7 Money Lessons from The Richest Man in Babylon

Oluwadamilola Adeniyi Oyekan
3 min readNov 11, 2020

George Samuel Clason’s The Richest Man In Babylon is an amazing read that contains lots of investment nuggets and practical money management which are just as relevant today as it was 94 years ago (1926) when it was published. It is a remarkable personal finance classic. The book focused on Arkad, a son of a merchant who had a humble background but grew up to become the richest man in the ancient city of Babylon.

Here are 7 wealth-building lessons covered by the book and you can employ them diligently in building your own wealth.

I must say that, I’m still trying to work in all, however nuggets 1 and 2; I can boldly say I have attained and yet still working on them. We know that The biggest room in the world is the room for improvement :), so it’s a continuous path we need to keep walking. Jeff Bezos never stops making money even with his jaw dropping assets and liquidities. Let’s dive in!

  1. Pay yourself first — “Start thy purse to fattening” This may be one of the most basic tenets in all of personal finance, place a priority on paying yourself for your hard work first and allocate the rest of your income to fit your spending. Your savings will grow, and there’s a satisfaction that comes with knowing that you have something saved up for yourself. Learn to see the value of your work, and place a priority on paying yourself first.
  2. Live within your means — “Control thy expenditures” Always live below your means you can do this by differentiating your desires from your needs and resisting the habit of spending more. Do not confuse your necessary expenses with your desires. The goal is to earn more money than you spend..

3. Make your money work for you — “Make thy gold multiply” Understand. how finances appreciate, learn to make your treasure work for you, and how you can benefit from your earnings. Invest after months of saving up your income perhaps having saved a reserve of 6–8 months worth of living expenses.

4. Safeguard your wealth — “Guard your treasures against loss”

Protect your wealth One major principle of investment is security of your capital; do not be enticed by larger returns when your investment may be lost. Study carefully, make your research. Do not be misguided by larger returns to make wealth rapidly. Seek advice from people who are experts in their particular field, people who have actually experienced what you’re attempting.

5. Own your own home — “Make of thy dwelling a profitable investment” Build a home and have a building to your name, likewise you can rent a home you can comfortably afford. Buy a home that is below the maximum you can afford, yet one that you can still enjoy. Create a building plan.

6. Have a retirement plan — “Insure a future income” It is no news that all of us will become old and eventually stop work. Make plans for the day you stop working, look for ways to maximise your earning potential while you still have the energy to chase. Put plans in place for your income to continue working for you without you having to physically work. It’s never too early nor too late to start saving for the retirement you dream of.

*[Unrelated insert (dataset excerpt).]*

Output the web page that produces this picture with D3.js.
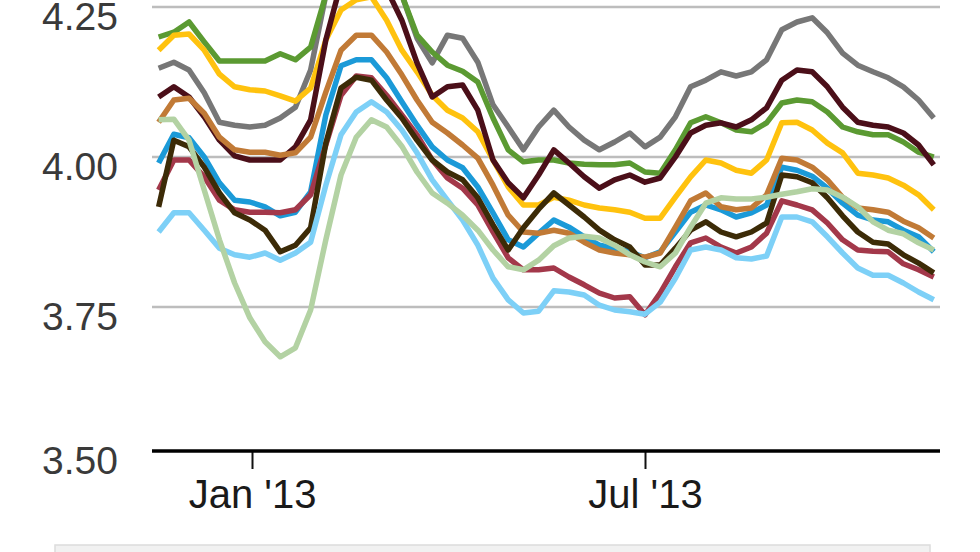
<!DOCTYPE html>
<html>
<head>
<meta charset="utf-8">
<script src="https://cdn.jsdelivr.net/npm/d3@7/dist/d3.min.js"></script>
<style>
  html, body { margin: 0; padding: 0; background: #fff; }
  svg { display: block; }
  text { font-family: "Liberation Sans", Arial, Helvetica, sans-serif; }
</style>
</head>
<body>
<svg id="chart" width="980" height="552"></svg>
<script>
// ---- data (weekly) ----
const dates = ["2012-11-19","2012-11-26","2012-12-03","2012-12-10","2012-12-17","2012-12-24","2012-12-31",
"2013-01-07","2013-01-14","2013-01-21","2013-01-28","2013-02-04","2013-02-11","2013-02-18","2013-02-25",
"2013-03-04","2013-03-11","2013-03-18","2013-03-25","2013-04-01","2013-04-08","2013-04-15","2013-04-22","2013-04-29",
"2013-05-06","2013-05-13","2013-05-20","2013-05-27","2013-06-03","2013-06-10","2013-06-17","2013-06-24",
"2013-07-01","2013-07-08","2013-07-15","2013-07-22","2013-07-29","2013-08-05","2013-08-12","2013-08-19","2013-08-26",
"2013-09-02","2013-09-09","2013-09-16","2013-09-23","2013-09-30","2013-10-07","2013-10-14","2013-10-21","2013-10-28",
"2013-11-04","2013-11-11"];

const seriesGrey = [4.148,4.158,4.145,4.107,4.058,4.053,4.050,4.053,4.065,4.083,4.145,4.27,4.36,4.40,4.41,4.37,4.27,4.198,4.157,4.203,4.198,4.158,4.087,4.050,4.012,4.050,4.078,4.050,4.028,4.012,4.025,4.040,4.017,4.033,4.067,4.117,4.128,4.142,4.135,4.142,4.162,4.212,4.225,4.232,4.207,4.173,4.153,4.142,4.132,4.117,4.095,4.065];
const seriesGreen = [4.200,4.208,4.225,4.192,4.160,4.160,4.160,4.160,4.172,4.162,4.183,4.27,4.32,4.33,4.33,4.31,4.27,4.203,4.175,4.153,4.143,4.125,4.065,4.012,3.992,3.995,3.995,3.990,3.988,3.987,3.987,3.990,3.975,3.973,4.012,4.057,4.067,4.057,4.045,4.042,4.057,4.090,4.095,4.092,4.075,4.050,4.042,4.037,4.037,4.025,4.008,4.000];
const seriesYellow = [4.178,4.203,4.205,4.178,4.138,4.117,4.112,4.110,4.102,4.093,4.115,4.195,4.245,4.262,4.267,4.228,4.178,4.142,4.103,4.078,4.065,4.042,3.995,3.950,3.920,3.920,3.933,3.928,3.920,3.915,3.912,3.908,3.898,3.898,3.933,3.967,3.995,3.990,3.978,3.973,3.995,4.057,4.058,4.045,4.023,4.007,3.973,3.970,3.965,3.953,3.937,3.912];
const seriesMaroon = [4.100,4.117,4.100,4.067,4.028,4.002,3.995,3.995,3.995,4.017,4.062,4.195,4.29,4.32,4.32,4.28,4.228,4.157,4.100,4.117,4.120,4.078,3.995,3.957,3.932,3.970,4.012,3.990,3.967,3.948,3.962,3.970,3.958,3.965,4.000,4.040,4.053,4.057,4.050,4.062,4.082,4.128,4.145,4.142,4.117,4.083,4.058,4.053,4.050,4.040,4.020,3.987];
const seriesBlue = [3.990,4.038,4.032,4.000,3.957,3.928,3.925,3.917,3.902,3.908,3.942,4.070,4.152,4.162,4.162,4.132,4.092,4.053,4.017,3.995,3.982,3.950,3.907,3.862,3.850,3.873,3.895,3.883,3.867,3.853,3.848,3.842,3.832,3.842,3.875,3.908,3.920,3.912,3.900,3.907,3.920,3.983,3.978,3.968,3.948,3.923,3.903,3.895,3.892,3.878,3.867,3.842];
const seriesOrange = [4.058,4.095,4.098,4.073,4.033,4.012,4.008,4.008,4.003,4.007,4.033,4.108,4.178,4.203,4.203,4.175,4.137,4.095,4.058,4.040,4.020,3.998,3.953,3.903,3.875,3.873,3.878,3.873,3.858,3.845,3.840,3.837,3.833,3.840,3.883,3.927,3.940,3.917,3.912,3.915,3.937,3.998,3.995,3.983,3.962,3.933,3.915,3.912,3.908,3.893,3.882,3.865];
const seriesRed = [3.945,3.995,3.995,3.967,3.928,3.912,3.908,3.908,3.907,3.912,3.937,4.020,4.103,4.135,4.132,4.103,4.070,4.037,3.995,3.965,3.948,3.920,3.875,3.832,3.812,3.812,3.815,3.800,3.787,3.773,3.765,3.767,3.737,3.773,3.817,3.857,3.865,3.850,3.840,3.850,3.873,3.927,3.920,3.912,3.890,3.862,3.845,3.843,3.842,3.822,3.812,3.800];
const seriesOlive = [3.917,4.028,4.017,3.983,3.940,3.907,3.895,3.878,3.842,3.853,3.882,4.023,4.115,4.133,4.128,4.095,4.065,4.028,3.995,3.975,3.962,3.932,3.887,3.845,3.882,3.913,3.940,3.920,3.900,3.878,3.862,3.850,3.820,3.820,3.848,3.878,3.892,3.875,3.867,3.875,3.890,3.970,3.967,3.957,3.932,3.902,3.875,3.858,3.855,3.837,3.823,3.807];
const seriesLightBlue = [3.875,3.907,3.907,3.878,3.848,3.837,3.833,3.840,3.828,3.840,3.858,3.953,4.037,4.075,4.092,4.075,4.045,4.007,3.962,3.928,3.895,3.853,3.798,3.762,3.740,3.743,3.777,3.775,3.770,3.753,3.745,3.742,3.738,3.758,3.798,3.845,3.850,3.845,3.832,3.830,3.835,3.900,3.900,3.892,3.867,3.840,3.815,3.803,3.803,3.790,3.775,3.762];
const seriesLightGreen = [4.062,4.063,4.028,3.945,3.862,3.790,3.732,3.692,3.667,3.682,3.745,3.862,3.970,4.033,4.062,4.050,4.018,3.975,3.940,3.923,3.903,3.878,3.845,3.817,3.812,3.828,3.852,3.865,3.868,3.865,3.853,3.837,3.825,3.817,3.840,3.883,3.923,3.932,3.930,3.930,3.933,3.938,3.942,3.947,3.945,3.933,3.917,3.892,3.878,3.872,3.857,3.845];

const seriesNames = ["Series 1","Series 2","Series 3","Series 4","Series 5","Series 6","Series 7","Series 8","Series 9","Series 10"];
const seriesColors = ["#777777","#5b9a32","#ffc20e","#4b0f19","#1b9ad8","#c17a36","#a3384a","#3c2b07","#7dd0f7","#b3d2a3"];
const seriesValues = [seriesGrey, seriesGreen, seriesYellow, seriesMaroon, seriesBlue, seriesOrange, seriesRed, seriesOlive, seriesLightBlue, seriesLightGreen];

const yTicks = [3.50, 3.75, 4.00, 4.25];
const xTicks = ["2013-01-01", "2013-07-01"];

// ---- layout ----
const W = 980, H = 552;
const plotLeft = 152, plotRight = 940;
const axisY = 451;

const parse = d3.timeParse("%Y-%m-%d");
const xDates = dates.map(parse);

const x = d3.scaleTime()
  .domain([parse("2013-01-01"), parse("2013-07-01")])
  .range([252, 645]);
const y = d3.scaleLinear().domain([3.5, 4.25]).range([457, 7]);

const svg = d3.select("#chart");

// grid lines
svg.append("g").selectAll("line")
  .data(yTicks.filter(t => t > 3.5))
  .join("line")
  .attr("x1", plotLeft).attr("x2", plotRight)
  .attr("y1", d => y(d)).attr("y2", d => y(d))
  .attr("stroke", "#bdbdbd").attr("stroke-width", 2.5);

// y labels
svg.append("g").selectAll("text")
  .data(yTicks)
  .join("text")
  .attr("x", 118)
  .attr("y", d => (d === 3.5 ? axisY : y(d)) + 9)
  .attr("dy", "0.35em")
  .attr("text-anchor", "end")
  .attr("font-size", 39)
  .attr("fill", "#3a3a3a")
  .text(d => d3.format(".2f")(d));

// lines
const line = d3.line()
  .x((d, i) => x(xDates[i]))
  .y(d => y(d))
  .curve(d3.curveLinear);

svg.append("g").selectAll("path")
  .data(seriesValues.map((v, k) => ({ name: seriesNames[k], color: seriesColors[k], values: v })))
  .join("path")
  .attr("d", d => line(d.values))
  .attr("fill", "none")
  .attr("stroke", d => d.color)
  .attr("stroke-width", 5.5)
  .attr("stroke-linejoin", "round")
  .attr("stroke-linecap", "butt");

// x axis
const xAxis = d3.axisBottom(x)
  .tickValues(xTicks.map(parse))
  .tickFormat(d3.timeFormat("%b '%y"))
  .tickSize(18)
  .tickPadding(11);

const gx = svg.append("g").attr("transform", `translate(0,${axisY})`).call(xAxis);
gx.select(".domain").remove();
gx.selectAll(".tick line").attr("stroke", "#111").attr("stroke-width", 2);
gx.selectAll(".tick text").attr("font-size", 40).attr("fill", "#1a1a1a")
  .attr("font-family", "'Liberation Sans', Arial, sans-serif");
gx.append("line")
  .attr("x1", plotLeft).attr("x2", plotRight)
  .attr("y1", 0).attr("y2", 0)
  .attr("stroke", "#000").attr("stroke-width", 3.5);

// bottom grey panel
svg.append("rect")
  .attr("x", 55).attr("y", 545).attr("width", 875).attr("height", 20)
  .attr("fill", "#f1f1f1").attr("stroke", "#dcdcdc").attr("stroke-width", 1.5);
</script>
</body>
</html>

7. Invest in your personal development — “Increase thy ability to earn” This last nugget cannot be overemphasised, develop yourself and strive to improve your abilities, and be more knowledgeable about whatever you are doing as this will provide the capacity for you to earn more. Knowledge is easily accessible through the use of the internet. For further guidance, you can create a simple system and divide your income like this:

10% = Pay yourself first. 10% = Pay debts (start with most small, expensive, high interest debts first). 10% = Future savings/Retirement 10% = Generosity (charity, church tithe, seed offering etc.) 60% = Living expenses. In conclusion, this book and the lessons therein, are very relevant and potent even in today’s world. These nuggets will help you become better at your finances if you are willing to implement them. It is a short story and I recommend everyone to read the full version of the book for more nuggets and insights.

Remember this always : LEARN > EARN > GET > GIVE.